WHAT NEEDS TO BE DONE:
Without the pictures, extract every line from the start of the material to the line containing "import * as d3 from 'd3';", both ends included.
▬▬▬
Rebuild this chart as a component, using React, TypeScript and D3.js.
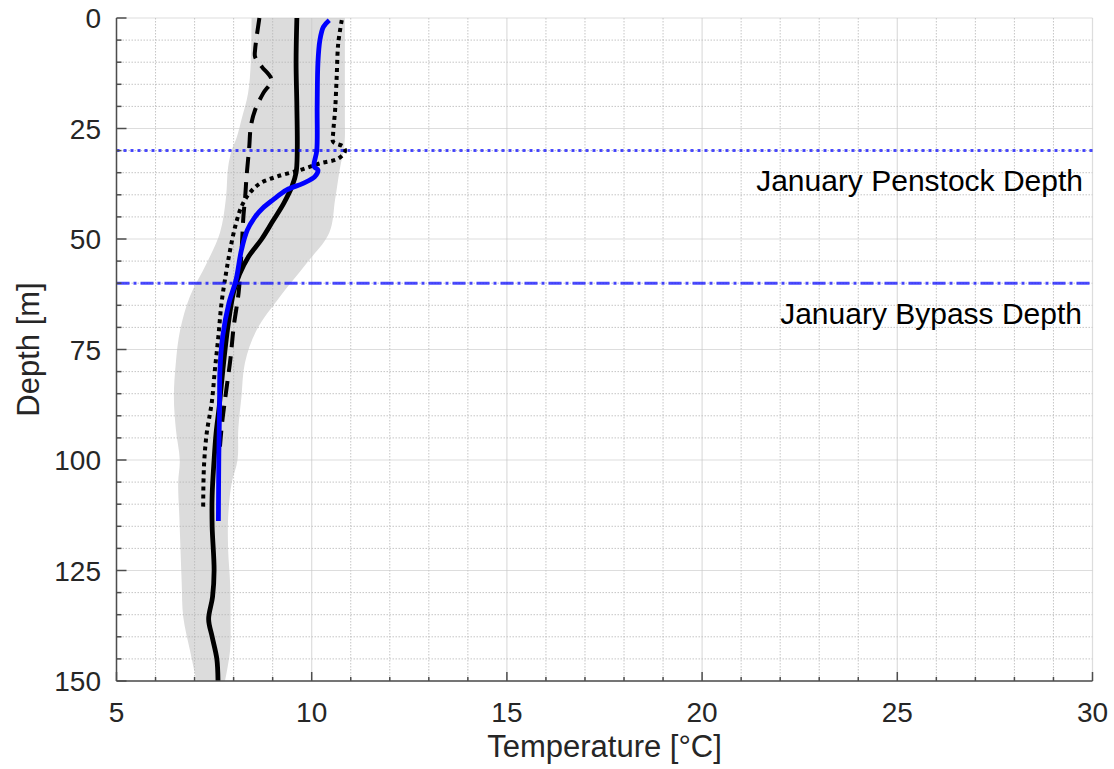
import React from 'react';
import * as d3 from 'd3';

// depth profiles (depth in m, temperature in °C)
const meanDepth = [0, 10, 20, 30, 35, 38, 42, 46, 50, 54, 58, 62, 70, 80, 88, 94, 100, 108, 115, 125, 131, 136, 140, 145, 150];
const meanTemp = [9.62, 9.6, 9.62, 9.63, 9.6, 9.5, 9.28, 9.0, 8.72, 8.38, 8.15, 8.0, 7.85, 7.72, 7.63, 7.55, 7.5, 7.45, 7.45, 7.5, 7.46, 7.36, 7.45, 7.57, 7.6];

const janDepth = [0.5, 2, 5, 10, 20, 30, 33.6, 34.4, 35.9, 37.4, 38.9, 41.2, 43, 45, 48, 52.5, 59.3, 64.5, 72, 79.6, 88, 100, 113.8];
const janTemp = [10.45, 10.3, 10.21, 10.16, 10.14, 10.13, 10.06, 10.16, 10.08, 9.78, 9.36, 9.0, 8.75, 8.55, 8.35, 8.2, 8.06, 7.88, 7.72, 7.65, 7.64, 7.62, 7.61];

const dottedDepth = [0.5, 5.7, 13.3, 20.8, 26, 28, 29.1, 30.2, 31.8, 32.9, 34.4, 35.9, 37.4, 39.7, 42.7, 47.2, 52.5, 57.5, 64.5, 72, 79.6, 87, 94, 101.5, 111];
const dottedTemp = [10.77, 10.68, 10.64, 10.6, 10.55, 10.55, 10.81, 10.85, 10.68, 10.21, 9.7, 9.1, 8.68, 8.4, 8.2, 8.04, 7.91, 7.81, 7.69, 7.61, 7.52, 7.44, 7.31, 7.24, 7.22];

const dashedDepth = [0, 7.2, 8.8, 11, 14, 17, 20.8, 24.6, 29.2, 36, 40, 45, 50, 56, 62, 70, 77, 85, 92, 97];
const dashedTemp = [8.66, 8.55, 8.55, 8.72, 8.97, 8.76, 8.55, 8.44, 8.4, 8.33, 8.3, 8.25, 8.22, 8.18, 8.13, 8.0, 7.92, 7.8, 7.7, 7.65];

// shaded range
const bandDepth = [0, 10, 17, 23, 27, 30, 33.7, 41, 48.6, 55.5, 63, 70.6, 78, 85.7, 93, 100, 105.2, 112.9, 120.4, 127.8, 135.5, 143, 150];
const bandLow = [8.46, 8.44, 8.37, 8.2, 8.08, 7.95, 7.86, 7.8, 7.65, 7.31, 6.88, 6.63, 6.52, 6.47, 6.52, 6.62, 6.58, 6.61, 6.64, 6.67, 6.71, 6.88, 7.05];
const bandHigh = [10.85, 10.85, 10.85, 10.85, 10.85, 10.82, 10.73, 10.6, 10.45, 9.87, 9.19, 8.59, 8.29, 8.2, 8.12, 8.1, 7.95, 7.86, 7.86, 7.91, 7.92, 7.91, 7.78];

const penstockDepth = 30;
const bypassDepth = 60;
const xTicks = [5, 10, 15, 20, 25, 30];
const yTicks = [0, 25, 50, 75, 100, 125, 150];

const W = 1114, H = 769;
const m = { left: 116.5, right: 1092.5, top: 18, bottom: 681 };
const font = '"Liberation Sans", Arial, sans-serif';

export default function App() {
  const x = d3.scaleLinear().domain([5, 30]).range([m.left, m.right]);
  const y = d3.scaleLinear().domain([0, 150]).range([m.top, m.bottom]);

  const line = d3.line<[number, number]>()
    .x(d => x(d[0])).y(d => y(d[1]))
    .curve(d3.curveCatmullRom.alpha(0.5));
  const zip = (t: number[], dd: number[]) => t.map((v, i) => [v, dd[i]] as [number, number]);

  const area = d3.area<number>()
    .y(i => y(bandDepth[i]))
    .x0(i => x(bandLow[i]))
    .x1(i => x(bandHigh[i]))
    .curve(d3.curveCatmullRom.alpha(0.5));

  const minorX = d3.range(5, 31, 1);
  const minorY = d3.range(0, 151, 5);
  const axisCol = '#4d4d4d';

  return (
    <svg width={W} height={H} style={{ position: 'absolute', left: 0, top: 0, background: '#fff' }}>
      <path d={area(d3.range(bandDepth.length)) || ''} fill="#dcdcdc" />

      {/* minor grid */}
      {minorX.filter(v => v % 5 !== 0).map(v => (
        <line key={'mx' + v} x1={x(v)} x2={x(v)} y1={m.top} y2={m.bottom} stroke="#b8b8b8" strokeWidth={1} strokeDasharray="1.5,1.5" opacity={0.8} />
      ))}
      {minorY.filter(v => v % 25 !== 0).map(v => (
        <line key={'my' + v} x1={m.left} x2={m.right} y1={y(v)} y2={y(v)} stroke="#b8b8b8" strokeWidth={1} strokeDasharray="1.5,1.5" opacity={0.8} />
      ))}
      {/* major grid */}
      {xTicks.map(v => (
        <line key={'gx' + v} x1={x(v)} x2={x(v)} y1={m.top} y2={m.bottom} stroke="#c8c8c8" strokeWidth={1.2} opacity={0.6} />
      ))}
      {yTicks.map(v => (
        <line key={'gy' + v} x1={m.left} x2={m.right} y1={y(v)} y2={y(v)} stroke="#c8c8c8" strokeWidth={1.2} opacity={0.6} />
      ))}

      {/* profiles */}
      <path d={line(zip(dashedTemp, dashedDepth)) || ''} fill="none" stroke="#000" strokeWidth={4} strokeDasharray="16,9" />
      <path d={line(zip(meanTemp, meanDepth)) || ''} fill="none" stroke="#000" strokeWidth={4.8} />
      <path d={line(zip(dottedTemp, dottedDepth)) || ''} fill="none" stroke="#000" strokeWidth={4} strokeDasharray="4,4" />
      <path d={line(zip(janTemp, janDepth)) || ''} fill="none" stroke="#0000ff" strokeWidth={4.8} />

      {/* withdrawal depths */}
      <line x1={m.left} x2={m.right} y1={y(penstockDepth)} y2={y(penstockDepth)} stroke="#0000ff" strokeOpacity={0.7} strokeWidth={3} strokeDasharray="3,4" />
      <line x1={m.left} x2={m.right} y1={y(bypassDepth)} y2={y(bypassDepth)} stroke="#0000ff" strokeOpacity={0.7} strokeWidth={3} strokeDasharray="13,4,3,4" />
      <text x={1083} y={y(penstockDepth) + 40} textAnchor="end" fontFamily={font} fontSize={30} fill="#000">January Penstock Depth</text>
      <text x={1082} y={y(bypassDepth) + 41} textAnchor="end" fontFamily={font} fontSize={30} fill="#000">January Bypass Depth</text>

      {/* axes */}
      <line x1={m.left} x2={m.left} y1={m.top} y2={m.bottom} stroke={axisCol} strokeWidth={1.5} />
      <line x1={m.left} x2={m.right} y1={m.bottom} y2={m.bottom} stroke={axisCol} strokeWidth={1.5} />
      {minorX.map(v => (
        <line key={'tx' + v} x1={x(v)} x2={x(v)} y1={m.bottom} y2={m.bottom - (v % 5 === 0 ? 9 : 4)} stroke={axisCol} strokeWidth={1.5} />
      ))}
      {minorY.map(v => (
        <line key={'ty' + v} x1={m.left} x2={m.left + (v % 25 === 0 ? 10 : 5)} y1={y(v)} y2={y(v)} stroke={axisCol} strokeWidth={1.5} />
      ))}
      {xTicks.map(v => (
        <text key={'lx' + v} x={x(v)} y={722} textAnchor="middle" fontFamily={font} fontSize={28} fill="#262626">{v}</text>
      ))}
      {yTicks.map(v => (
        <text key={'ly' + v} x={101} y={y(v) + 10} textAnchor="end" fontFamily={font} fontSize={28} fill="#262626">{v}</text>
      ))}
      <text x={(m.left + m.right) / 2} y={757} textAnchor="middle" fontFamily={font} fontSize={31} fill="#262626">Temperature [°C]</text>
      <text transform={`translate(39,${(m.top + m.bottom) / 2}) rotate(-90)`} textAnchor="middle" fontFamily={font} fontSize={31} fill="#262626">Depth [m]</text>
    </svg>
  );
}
▬▬▬
THE OUTPUT:
Rebuild this chart as a component, using React, TypeScript and D3.js.
import React from 'react';
import * as d3 from 'd3';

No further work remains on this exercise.